Exercise description -> Starting at the first line of the data, print each line verbatim up to and including the line bearing "['#0072BD', '#D95319', '#EDB120', '#7E2F8E', '#77AC30'];", omitting pictures.

Recorded information ->
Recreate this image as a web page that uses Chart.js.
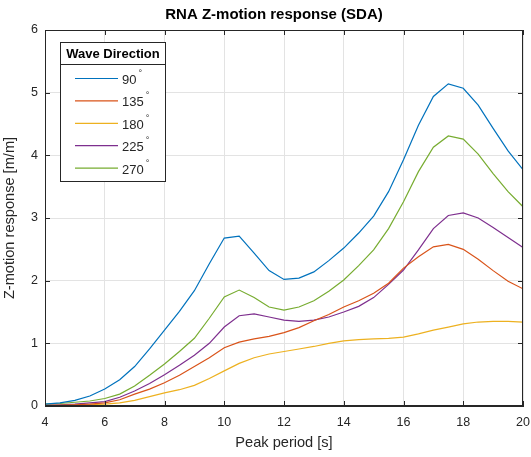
<!DOCTYPE html>
<html>
<head>
<meta charset="utf-8">
<script src="https://cdn.jsdelivr.net/npm/chart.js@4"></script>
<style>
  html, body { margin: 0; padding: 0; background: #fff; }
  #wrap { width: 531px; height: 457px; }
</style>
</head>
<body>
<div id="wrap"><canvas id="chart" width="531" height="457"></canvas></div>
<script>
const periods = [4, 4.5, 5, 5.5, 6, 6.5, 7, 7.5, 8, 8.5, 9, 9.5, 10, 10.5, 11, 11.5, 12,
    12.5, 13, 13.5, 14, 14.5, 15, 15.5, 16, 16.5, 17, 17.5, 18, 18.5, 19, 19.5, 20];

const directions = [90, 135, 180, 225, 270];
const colors = ['#0072BD', '#D95319', '#EDB120', '#7E2F8E', '#77AC30'];

const dir90 = [0.03, 0.05, 0.09, 0.16, 0.27, 0.42, 0.63, 0.91, 1.21, 1.51, 1.84, 2.27, 2.68, 2.71, 2.44, 2.16, 2.02,
    2.04, 2.14, 2.32, 2.52, 2.76, 3.03, 3.42, 3.93, 4.48, 4.94, 5.14, 5.07, 4.80, 4.43, 4.07, 3.77];
const dir135 = [0.01, 0.01, 0.02, 0.03, 0.05, 0.10, 0.19, 0.27, 0.37, 0.49, 0.63, 0.77, 0.93, 1.02, 1.07, 1.11, 1.17,
    1.25, 1.36, 1.46, 1.58, 1.68, 1.80, 1.96, 2.20, 2.38, 2.54, 2.58, 2.50, 2.34, 2.16, 1.99, 1.87];
const dir180 = [0.01, 0.01, 0.01, 0.02, 0.03, 0.05, 0.09, 0.15, 0.21, 0.26, 0.33, 0.44, 0.56, 0.68, 0.77, 0.83, 0.87,
    0.91, 0.95, 1.00, 1.04, 1.06, 1.07, 1.08, 1.10, 1.15, 1.21, 1.26, 1.31, 1.34, 1.35, 1.35, 1.34];
const dir225 = [0.01, 0.02, 0.03, 0.05, 0.07, 0.14, 0.24, 0.36, 0.50, 0.65, 0.81, 1.00, 1.26, 1.44, 1.47, 1.42, 1.37,
    1.35, 1.37, 1.42, 1.50, 1.59, 1.73, 1.94, 2.17, 2.49, 2.83, 3.04, 3.08, 3.00, 2.85, 2.69, 2.53];
const dir270 = [0.03, 0.04, 0.06, 0.08, 0.12, 0.19, 0.32, 0.49, 0.67, 0.87, 1.08, 1.40, 1.74, 1.85, 1.73, 1.58, 1.53,
    1.58, 1.68, 1.83, 2.01, 2.24, 2.49, 2.83, 3.26, 3.74, 4.13, 4.31, 4.26, 4.02, 3.71, 3.42, 3.18];

const xTicks = [4, 6, 8, 10, 12, 14, 16, 18, 20];
const yTicks = [0, 1, 2, 3, 4, 5, 6];

const FONT = 'Helvetica, "Liberation Sans", Arial, sans-serif';
const AXIS_COLOR = '#262626';

const series = [dir90, dir135, dir180, dir225, dir270];
const datasets = series.map((vals, i) => ({
    label: directions[i] + '°',
    data: periods.map((p, j) => ({ x: p, y: vals[j] })),
    borderColor: colors[i],
    backgroundColor: colors[i],
    borderWidth: 1.2,
    pointRadius: 0,
    tension: 0
}));

// matlab style box, inner ticks, title and legend
const matlabLook = {
    id: 'matlabLook',
    afterDatasetsDraw(chart) {
        const ctx = chart.ctx;
        const a = chart.chartArea;
        const xs = chart.scales.x, ys = chart.scales.y;
        ctx.save();

        // box
        ctx.strokeStyle = AXIS_COLOR;
        ctx.lineWidth = 1;
        ctx.strokeRect(a.left + 0.5, a.top + 0.5, a.right - a.left - 1, a.bottom - a.top - 1);

        // ticks pointing inward
        const tl = 5;
        ctx.beginPath();
        xTicks.forEach(v => {
            const px = Math.round(xs.getPixelForValue(v)) + 0.5;
            ctx.moveTo(px, a.bottom); ctx.lineTo(px, a.bottom - tl);
            ctx.moveTo(px, a.top); ctx.lineTo(px, a.top + tl);
        });
        yTicks.forEach(v => {
            const py = Math.round(ys.getPixelForValue(v)) + 0.5;
            ctx.moveTo(a.left, py); ctx.lineTo(a.left + tl, py);
            ctx.moveTo(a.right, py); ctx.lineTo(a.right - tl, py);
        });
        ctx.stroke();

        // title
        ctx.fillStyle = '#000';
        ctx.font = 'bold 15px ' + FONT;
        ctx.textAlign = 'center';
        ctx.textBaseline = 'middle';
        ctx.fillText('RNA Z-motion response (SDA)', 274, 15);

        // legend
        const lx = 60, ly = 42, lw = 105, lh = 139;
        ctx.fillStyle = '#fff';
        ctx.fillRect(lx, ly, lw, lh);
        ctx.strokeStyle = AXIS_COLOR;
        ctx.strokeRect(lx + 0.5, ly + 0.5, lw, lh);
        ctx.beginPath();
        ctx.moveTo(lx, ly + 22.5); ctx.lineTo(lx + lw, ly + 22.5);
        ctx.stroke();
        ctx.fillStyle = '#000';
        ctx.font = 'bold 13px ' + FONT;
        ctx.fillText('Wave Direction', lx + lw / 2 + 0.5, ly + 12);

        chart.data.datasets.forEach((ds, i) => {
            const y = 78.5 + i * 22.4;
            ctx.strokeStyle = ds.borderColor;
            ctx.lineWidth = 1.2;
            ctx.beginPath();
            ctx.moveTo(75, y); ctx.lineTo(118, y);
            ctx.stroke();
            const num = ds.label.replace('°', '');
            ctx.fillStyle = AXIS_COLOR;
            ctx.textAlign = 'left';
            ctx.font = '13px ' + FONT;
            ctx.fillText(num, 122, y + 2);
            const w = ctx.measureText(num).width;
            ctx.font = '9px ' + FONT;
            ctx.fillText('°', 122 + w + 2, y - 5);
        });
        ctx.restore();
    }
};

new Chart(document.getElementById('chart'), {
    type: 'line',
    data: { datasets: datasets },
    options: {
        responsive: false,
        animation: false,
        layout: { padding: { top: 30, right: 0, left: 0, bottom: 0 } },
        plugins: {
            legend: { display: false },
            title: { display: false },
            tooltip: { enabled: false }
        },
        scales: {
            x: {
                type: 'linear',
                min: 4,
                max: 20,
                afterBuildTicks: s => { s.ticks = xTicks.map(v => ({ value: v })); },
                afterFit: s => { s.height = 51; s.paddingRight = 8; s.paddingLeft = 0; },
                ticks: {
                    color: AXIS_COLOR,
                    font: { family: FONT, size: 12.5 },
                    padding: 9,
                    maxRotation: 0
                },
                grid: { color: '#e3e3e3', drawTicks: false },
                border: { color: AXIS_COLOR },
                title: {
                    display: true,
                    text: 'Peak period [s]',
                    color: AXIS_COLOR,
                    font: { family: FONT, size: 14.6 },
                    padding: { top: 0, bottom: 5 }
                }
            },
            y: {
                min: 0,
                max: 6,
                afterBuildTicks: s => { s.ticks = yTicks.map(v => ({ value: v })); },
                afterFit: s => { s.width = 45; s.paddingTop = 0; s.paddingBottom = 0; },
                ticks: {
                    color: AXIS_COLOR,
                    font: { family: FONT, size: 12.5 },
                    padding: 7
                },
                grid: { color: '#e3e3e3', drawTicks: false },
                border: { color: AXIS_COLOR },
                title: {
                    display: true,
                    text: 'Z-motion response [m/m]',
                    color: AXIS_COLOR,
                    font: { family: FONT, size: 14.6 },
                    padding: { top: 1, bottom: 0 }
                }
            }
        }
    },
    plugins: [matlabLook]
});
</script>
</body>
</html>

Output for this task ->
Recreate this image as a web page that uses Chart.js.
<!DOCTYPE html>
<html>
<head>
<meta charset="utf-8">
<script src="https://cdn.jsdelivr.net/npm/chart.js@4"></script>
<style>
  html, body { margin: 0; padding: 0; background: #fff; }
  #wrap { width: 531px; height: 457px; }
</style>
</head>
<body>
<div id="wrap"><canvas id="chart" width="531" height="457"></canvas></div>
<script>
const periods = [4, 4.5, 5, 5.5, 6, 6.5, 7, 7.5, 8, 8.5, 9, 9.5, 10, 10.5, 11, 11.5, 12,
    12.5, 13, 13.5, 14, 14.5, 15, 15.5, 16, 16.5, 17, 17.5, 18, 18.5, 19, 19.5, 20];

const directions = [90, 135, 180, 225, 270];
const colors = ['#0072BD', '#D95319', '#EDB120', '#7E2F8E', '#77AC30'];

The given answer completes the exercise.